妻は身体が不自由なのに、なぜか吊橋が好きで手摺りつかまって途中まで歩いたりしたがる。これまでも三島のスカイウォーク、竜神大吊橋、宮ケ瀬の水の郷大つり橋、那須のもみじ谷大吊橋などに行っている。まあ途中から車いすに乗って自分が押すのだが、自分はというとぶっちゃけ高い所が苦手。できればパスしたいのだが、まあ行きたいというので仕方なく付き合っている。
今回はというと階段がかなり広めなので、手摺り使って妻は降りたり上ったり、自分は車いすを抱えてみたいにしました。ここ構造上階段にしないといけないのだろうが、まあ普通に考えると車いすは無理。ベビーカーのお母さんたちも一人、二人いたけど、けっこう苦労していた。

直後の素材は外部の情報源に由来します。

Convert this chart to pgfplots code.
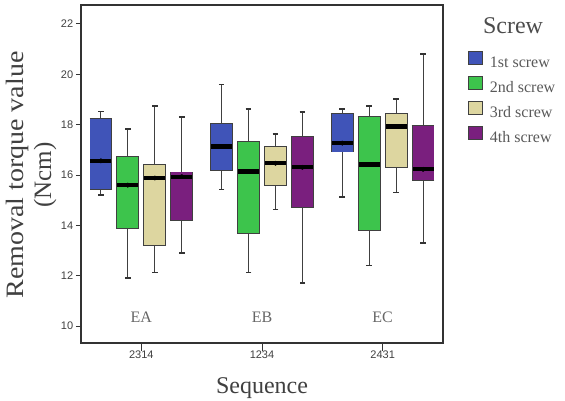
\documentclass[border=0pt]{standalone}
\usepackage{fontspec}
\setmainfont{Liberation Serif}
\newfontfamily\tickfont{Liberation Sans}
\usepackage{graphicx}
\usepackage{pgfplots}
\usepackage{pgfplotstable}
\pgfplotsset{compat=1.18}

\definecolor{cblue}{RGB}{64,84,184}
\definecolor{cgreen}{RGB}{61,196,76}
\definecolor{ctan}{RGB}{221,214,160}
\definecolor{cpurple}{RGB}{122,31,126}

% box plots: pos = x position, lw/uw = whiskers, lq/uq = quartiles, med = median
\pgfplotstableread{
pos    lw    lq    med    uq    uw
-0.335 15.20 15.45 16.56  18.23 18.52
0.665  15.42 16.20 17.13  18.03 19.60
1.665  15.12 16.93 17.27  18.42 18.63
}\tblue
\pgfplotstableread{
pos    lw    lq    med    uq    uw
-0.112 11.90 13.90 15.60  16.70 17.83
0.888  12.13 13.68 16.13  17.32 18.63
1.888  12.40 13.80 16.42  18.30 18.73
}\tgreen
\pgfplotstableread{
pos    lw    lq    med    uq    uw
0.112  12.13 13.23 15.88  16.40 18.73
1.112  14.63 15.60 16.47  17.10 17.63
2.112  15.31 16.30 17.92  18.42 19.02
}\ttan
\pgfplotstableread{
pos    lw    lq    med    uq    uw
0.335  12.90 14.20 15.93  16.10 18.31
1.335  11.72 14.73 16.31  17.50 18.50
2.335  13.31 15.81 16.23  17.95 20.81
}\tpurple

\pgfplotsset{
  whisk/.style={only marks, mark=none,
    error bars/.cd, y dir=both, y explicit,
    error bar style={black!75, line width=1.1pt},
    error mark=|, error mark options={mark size=2.8pt, line width=1.7pt, black!80}},
  boxedge/.style={only marks, mark=none,
    error bars/.cd, y dir=both, y explicit,
    error bar style={black!75, line width=22.8pt},
    error mark=|, error mark options={mark size=11.4pt, line width=1.8pt, black!75}},
  boxfill/.style={only marks, mark=none,
    error bars/.cd, y dir=both, y explicit,
    error bar style={#1, line width=21pt},
    error mark=none},
  medline/.style={only marks, mark=-, mark size=10.5pt,
    mark options={line width=4.5pt, black}},
}
\newcommand{\boxes}[2]{%
  \addplot[whisk] table[x=pos, y=med,
    y error plus expr=\thisrow{uw}-\thisrow{med},
    y error minus expr=\thisrow{med}-\thisrow{lw}] {#1};
  \addplot[boxedge] table[x=pos, y=med,
    y error plus expr=\thisrow{uq}-\thisrow{med},
    y error minus expr=\thisrow{med}-\thisrow{lq}] {#1};
  \addplot[boxfill=#2] table[x=pos, y=med,
    y error plus expr=\thisrow{uq}-\thisrow{med},
    y error minus expr=\thisrow{med}-\thisrow{lq}] {#1};
  \addplot[medline] table[x=pos, y=med] {#1};}

\begin{document}
\begin{tikzpicture}
\path[use as bounding box] (0pt,0pt) rectangle (565pt,401pt);
\begin{axis}[
  at={(81pt,58pt)}, anchor=south west,
  scale only axis, width=362pt, height=338pt,
  xmin=-0.5, xmax=2.5, ymin=9.325, ymax=22.755,
  xtick={0,1,2}, xticklabels={2314,1234,2431},
  ytick={10,12,14,16,18,20,22},
  tick pos=left, tick align=outside,
  xtick style={/pgfplots/major tick length=8pt, black!80, line width=1pt},
  ytick style={/pgfplots/major tick length=5pt, black!80, line width=1pt},
  /pgf/number format/assume math mode=true,
  ticklabel style={font=\tickfont\fontsize{11}{12}\selectfont, text=black!75},
  axis line style={black!80, line width=1.4pt},
  ylabel={\scalebox{1.12}[1]{Removal torque value}\\(Ncm)},
  ylabel style={align=center, font=\fontsize{25}{28}\selectfont, text=black!75,
    at={(axis description cs:-0.138,0.497)}, rotate=0, anchor=center},
  xlabel={Sequence},
  xlabel style={font=\fontsize{24}{26}\selectfont, text=black!75,
    at={(axis description cs:0.5,-0.148)}, anchor=base},
  legend cell align=left,
  legend style={at={(1.069,0.864)}, anchor=north west, draw=none, fill=none,
    inner sep=0pt, outer sep=0pt, row sep=5.5pt,
    font=\fontsize{16}{18}\selectfont,
    nodes={inner sep=0pt, text height=11pt, text depth=3pt, text=black!65},
    /tikz/every odd column/.append style={column sep=7pt}},
]
\addlegendimage{legend image code/.code={\draw[fill=cblue, draw=black!75, line width=0.9pt] (0pt,-1pt) rectangle (14pt,12pt);}}
\addlegendentry{1st screw}
\addlegendimage{legend image code/.code={\draw[fill=cgreen, draw=black!75, line width=0.9pt] (0pt,-1pt) rectangle (14pt,12pt);}}
\addlegendentry{2nd screw}
\addlegendimage{legend image code/.code={\draw[fill=ctan, draw=black!75, line width=0.9pt] (0pt,-1pt) rectangle (14pt,12pt);}}
\addlegendentry{3rd screw}
\addlegendimage{legend image code/.code={\draw[fill=cpurple, draw=black!75, line width=0.9pt] (0pt,-1pt) rectangle (14pt,12pt);}}
\addlegendentry{4th screw}

\boxes{\tblue}{cblue}
\boxes{\tgreen}{cgreen}
\boxes{\ttan}{ctan}
\boxes{\tpurple}{cpurple}

\node[anchor=base, font=\fontsize{16}{18}\selectfont, text=black!60] at (axis cs:0,10.12) {EA};
\node[anchor=base, font=\fontsize{16}{18}\selectfont, text=black!60] at (axis cs:1,10.12) {EB};
\node[anchor=base, font=\fontsize{16}{18}\selectfont, text=black!60] at (axis cs:2,10.12) {EC};
\end{axis}
\node[anchor=base, font=\fontsize{24}{26}\selectfont, text=black!70] at (513pt,367pt) {Screw};
\end{tikzpicture}
\end{document}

滞在時間は小1時間。お散歩コースとしてはちょうどいい感じではないかと。散歩している人たち、家族連れ、カップル、ジョギング、犬の散歩などなど。なんとなく宇都宮市内の中学生の初デート場所みたいなところかなと、適当に思ったりもした。
まあ次来ることがあるかどうか判らないけれど、美術館の帰りにちょっと寄るには最適かもしれない。その後は鹿沼で高速に乗って1時間半くらいで帰宅。東北道は思いのほか空いていた。